All the tech innovations at Collision 2019 can’t hide the fact that most leadership positions in the industry are not occupied by women, says Rola Dagher, president of Cisco Canada.
“I think we’ve done a good job so far from a diversity inclusion [perspective], specifically in technology, but we have a very long way to go,” indicated Dagher. “In the technology space, only 15 per cent of women are in director roles, or below director roles in technology.”
Dagher explained that while diversity and equality is an important consideration, ultimately, potential candidates need to be hired based on their skills and merits rather than fulfilling a quota.
“As a leader at Cisco, it’s been amazing to see the changes we’ve made from our CEO down to my level, where our CEO’s leadership team is 50 per cent women. At my level, we’re almost at 45 per cent as females. But for me, I don’t hire people to check the box, I hired people for talent and making sure we have the right talent at the right time. For the right positions, because to me, it’s not about checking the box of color, gender, or race, it’s about ensuring that talent that you’re going to bring in has everything it takes to get to get the job done.”

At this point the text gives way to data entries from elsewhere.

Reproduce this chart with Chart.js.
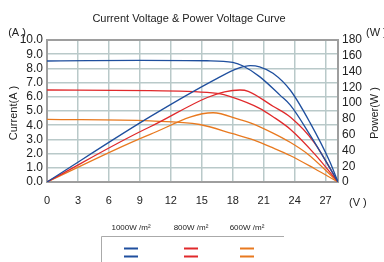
<!DOCTYPE html>
<html>
<head>
<meta charset="utf-8">
<script src="https://cdn.jsdelivr.net/npm/chart.js@4.4.1/dist/chart.umd.min.js"></script>
<style>
    html, body { margin: 0; padding: 0; background: #fff; }
    #wrap { width: 384px; height: 262px; }
</style>
</head>
<body>
<div id="wrap"><canvas id="chart" width="384" height="262"></canvas></div>
<script>
// I-V curves (volts / amps)
const ivVolts1000 = [0, 4, 9, 15.5, 18, 19, 20.6, 22.6, 23.6, 25.5, 27.4, 28.2];
const ivAmps1000 = [8.52, 8.55, 8.57, 8.54, 8.42, 8.17, 7.42, 6.1, 5.4, 3.3, 1.0, 0];
const ivVolts800 = [0, 10, 16.5, 18, 20.6, 21.9, 23.6, 25.9, 28.2];
const ivAmps800 = [6.48, 6.43, 6.24, 5.96, 5.19, 4.6, 3.7, 2.0, 0];
const ivVolts600 = [0, 10, 14.8, 18, 20, 21.9, 23.6, 25.9, 28.2];
const ivAmps600 = [4.41, 4.3, 4.05, 3.4, 2.96, 2.4, 1.85, 0.95, 0];

// P-V curves (volts / watts)
const pvVolts1000 = [0, 10, 16.5, 18.5, 19.7, 20.6, 21.9, 23.6, 25.5, 27.4, 28.2];
const pvWatts1000 = [0, 82.8, 131.4, 144, 147.5, 146, 137.8, 116, 75, 26, 0];
const pvVolts800 = [0, 10, 18.7, 19.5, 21.9, 23.6, 25.9, 28.2];
const pvWatts800 = [0, 70, 116.6, 115, 96, 82, 50, 0];
const pvVolts600 = [0, 10, 16.1, 18.7, 19.7, 21.9, 23.6, 25.2, 28.2];
const pvWatts600 = [0, 60.4, 87.8, 79, 75, 62, 50, 36, 0];

const xTicks = [0, 3, 6, 9, 12, 15, 18, 21, 24, 27];
const irradiance = ['1000W /m²', '800W /m²', '600W /m²'];
const colors = ['#1f4f9e', '#e0292b', '#e8791f'];

const pts = (xs, ys) => xs.map((x, i) => ({ x: x, y: ys[i] }));

function line(data, color, axis) {
    return {
        data: data,
        yAxisID: axis,
        borderColor: color,
        borderWidth: 1.3,
        pointRadius: 0,
        fill: false,
        cubicInterpolationMode: 'monotone'
    };
}

// extra text, frame and the custom legend
const decor = {
    id: 'decor',
    beforeDatasetsDraw(chart) {
        const ctx = chart.ctx, a = chart.chartArea;
        ctx.save();
        ctx.strokeStyle = '#9e9e9e';
        ctx.lineWidth = 2;
        ctx.strokeRect(a.left, a.top, a.right - a.left, a.bottom - a.top);
        ctx.restore();
    },
    afterDraw(chart) {
        const ctx = chart.ctx;
        ctx.save();
        ctx.fillStyle = '#222';
        ctx.textAlign = 'center';
        ctx.textBaseline = 'middle';
        ctx.font = '11px "Liberation Sans"';
        ctx.fillText('Current Voltage & Power Voltage Curve', 189, 19);

        ctx.fillText('(A )', 17, 33);
        ctx.textAlign = 'left';
        ctx.fillText('(W )', 366, 33);
        ctx.fillText('(V )', 349, 203);

        ctx.textAlign = 'center';
        ctx.save();
        ctx.translate(14, 113);
        ctx.rotate(-Math.PI / 2);
        ctx.fillText('Current(A )', 0, 0);
        ctx.restore();
        ctx.save();
        ctx.translate(375, 113);
        ctx.rotate(-Math.PI / 2);
        ctx.fillText('Power(W )', 0, 0);
        ctx.restore();

        // legend
        const centers = [131, 191, 247];
        ctx.font = '8px "Liberation Sans"';
        irradiance.forEach((t, i) => ctx.fillText(t, centers[i], 228));
        ctx.strokeStyle = '#aaaaaa';
        ctx.lineWidth = 1;
        ctx.beginPath();
        ctx.moveTo(101.5, 262);
        ctx.lineTo(101.5, 236.5);
        ctx.lineTo(284, 236.5);
        ctx.stroke();
        ctx.lineWidth = 2;
        colors.forEach((c, i) => {
            ctx.strokeStyle = c;
            [248.5, 256.5].forEach(y => {
                ctx.beginPath();
                ctx.moveTo(centers[i] - 7, y);
                ctx.lineTo(centers[i] + 7, y);
                ctx.stroke();
            });
        });
        ctx.restore();
    }
};

new Chart(document.getElementById('chart'), {
    type: 'line',
    data: {
        datasets: [
            line(pts(ivVolts1000, ivAmps1000), colors[0], 'y'),
            line(pts(pvVolts1000, pvWatts1000), colors[0], 'y1'),
            line(pts(ivVolts800, ivAmps800), colors[1], 'y'),
            line(pts(pvVolts800, pvWatts800), colors[1], 'y1'),
            line(pts(ivVolts600, ivAmps600), colors[2], 'y'),
            line(pts(pvVolts600, pvWatts600), colors[2], 'y1')
        ]
    },
    options: {
        responsive: false,
        animation: false,
        devicePixelRatio: 1,
        layout: { padding: { top: 40, bottom: 55, left: 0, right: 0 } },
        plugins: { legend: { display: false }, tooltip: { enabled: false } },
        scales: {
            x: {
                type: 'linear',
                min: 0,
                max: 28.2,
                afterBuildTicks: s => { s.ticks = xTicks.map(v => ({ value: v })); },
                afterFit: s => { s.height = 25; },
                grid: { color: '#b9c9c9', lineWidth: 1.5, drawTicks: false },
                border: { display: false },
                ticks: { color: '#222', font: { size: 11, family: 'Liberation Sans' }, padding: 12, maxRotation: 0, autoSkip: false }
            },
            y: {
                position: 'left',
                min: 0,
                max: 10,
                afterFit: s => { s.width = 47; },
                grid: { color: '#b9c9c9', lineWidth: 1.5, drawTicks: false },
                border: { display: false },
                ticks: {
                    stepSize: 1,
                    autoSkip: false,
                    color: '#222',
                    padding: 4,
                    font: { size: 12, family: 'Liberation Sans' },
                    callback: v => v.toFixed(1)
                }
            },
            y1: {
                position: 'right',
                min: 0,
                max: 180,
                afterFit: s => { s.width = 46; },
                grid: { drawOnChartArea: false, drawTicks: false },
                border: { display: false },
                ticks: { stepSize: 20, autoSkip: false, color: '#222', padding: 4, font: { size: 12, family: 'Liberation Sans' } }
            }
        }
    },
    plugins: [decor]
});
</script>
</body>
</html>
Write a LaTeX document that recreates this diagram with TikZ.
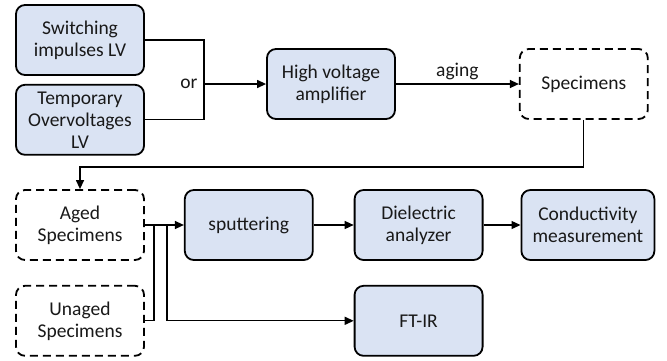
\documentclass[tikz,border=0pt]{standalone}
\usepackage{fontspec}
\setmainfont{Carlito}
\usepackage{xcolor}
\definecolor{boxblue}{RGB}{218,227,243}
\usepackage{tikz}
\usetikzlibrary{arrows.meta, positioning}

\begin{document}
\begin{tikzpicture}[
  x=1pt, y=-1pt,
  font=\fontsize{19.5}{22}\selectfont,
  box/.style={rectangle, rounded corners=9pt, draw=black, fill=boxblue,
              line width=1.8pt, minimum width=128pt, minimum height=70pt,
              align=center, inner sep=3pt, text=black!90},
  dbox/.style={box, fill=white, dash pattern=on 8pt off 5pt},
  line/.style={line width=1.3pt, draw=black},
  arr/.style={line, -{Triangle[length=9pt, width=8pt]}}
]
\useasboundingbox (0,0) rectangle (667,360);

\node[box] (sw) at (80,40) {Switching\\impulses LV};
\node[box, below=8pt of sw] (tov) {Temporary\\Overvoltages\\LV};
\node[box] (hv) at (331,84) {High voltage\\amplifier};
\node[dbox, right=123pt of hv] (spec) {Specimens};
\node[dbox] (aged) at (80,225) {Aged\\Specimens};
\node[dbox, below=24pt of aged] (unaged) {Unaged\\Specimens};
\node[box, right=39pt of aged] (sput) {sputtering};
\node[box, right=40pt of sput] (diel) {Dielectric\\analyzer};
\node[box, right=37pt of diel, minimum width=133pt] (cond) {Conductivity\\measurement};
\node[box] (ftir) at (diel |- unaged) {FT-IR};

\coordinate (orj) at (204,84);
\coordinate (join) at (154,225);
\coordinate (split) at (167,225);

% voltage sources
\draw[line] (sw.east) -| (orj) |- (tov.east);
\draw[arr] (orj) -- (hv.west);
\node[left=3pt of orj, text=black!90] (orlbl) {or};
\draw[arr] (hv) -- node[above, text=black!90] (aginglbl) {aging} (spec);

% back to the second row
\draw[arr] (spec.south) -- ++(0,47) -| (aged.north);

\draw[line] (unaged.east) -| (join);
\draw[arr] (aged) -- (sput);
\draw[arr] (split) |- (ftir.west);
\draw[arr] (sput) -- (diel);
\draw[arr] (diel) -- (cond);
\end{tikzpicture}
\end{document}
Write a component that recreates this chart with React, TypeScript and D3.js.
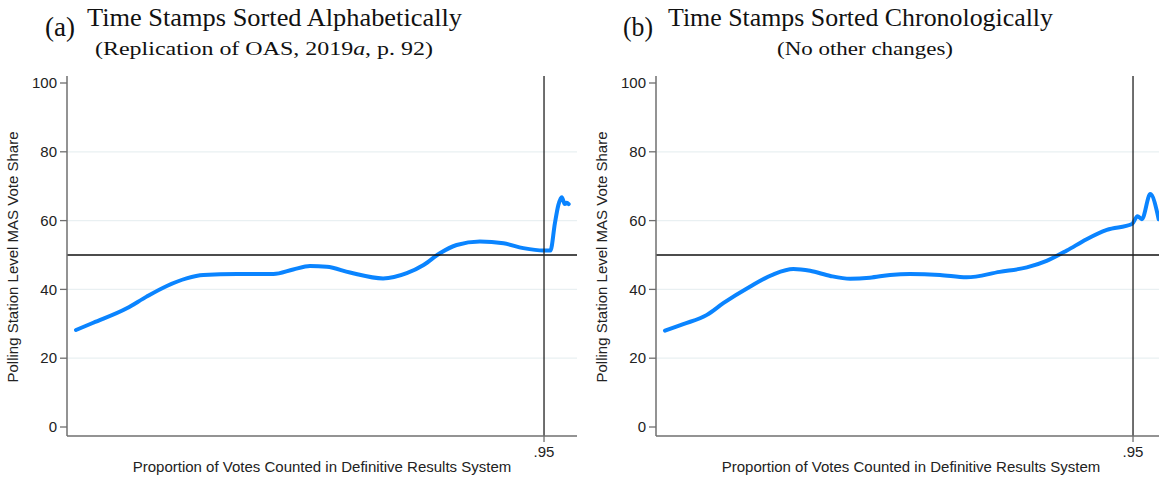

The conversation to invoke interest in STEM subjects — for both men and women — needs to start at an early age and heavily falls upon parental vigilance. Dagher believes that parents need to abandon a strict gender-biased mentality when it comes to steering their children towards a certain career.
“I think it starts at home. And it has to start at a very, very young age. If your daughter at five-years-old is interested in technology, there are so many programs out there that you could start encouraging your daughter, or your son to go into that career. You can’t say because she’s a girl, she shouldn’t be doing this. And he’s a guy, he should go into engineering.”
An equally critical component in shaping a gender-diverse tech workforce is ensuring kids can have all the resources they need in early education. Schools need to support more high-quality programs to allow kids to experiment and experience the different facets of technology.
“It has to start in elementary school as well. Because by the time by the time a girl is a nine-year-old, she’s already kind of thinking: ‘Okay, this is what I want to do’, and there are enough programs that week and camps in the summer that you can guide your kids to go through it. So today is the digital transformation, the fourth industrial revolution, where all you have is technology, and it is impacting human progress. So kids have so much more than they can do with verses 20 and 30 years ago because we didn’t have that luxury.”
Currently, Dagher is the president of Cisco’s Connected Women, a program that highlights female leaders in the technology space. She also frequently participates in Cisco events including Cisco Women Entrepreneurship, Girls Who Code, as well as the Connected North program.
In February, Rola Dagher was named as the “2019 Woman of the Year” at Women in Communications and Technology’s Leadership Excellence Award. Before helming the executive position at Cisco Canada, Dagher was the vice-president for Dell EMC’s Infrastructure Solutions Group. Throughout her career, Dagher has over 25 years of experience in leadership and the vendor market space.
*A previous version of this story included a byline for Alex Coop, but it was Tom Li who wrote the story. We apologize for the error.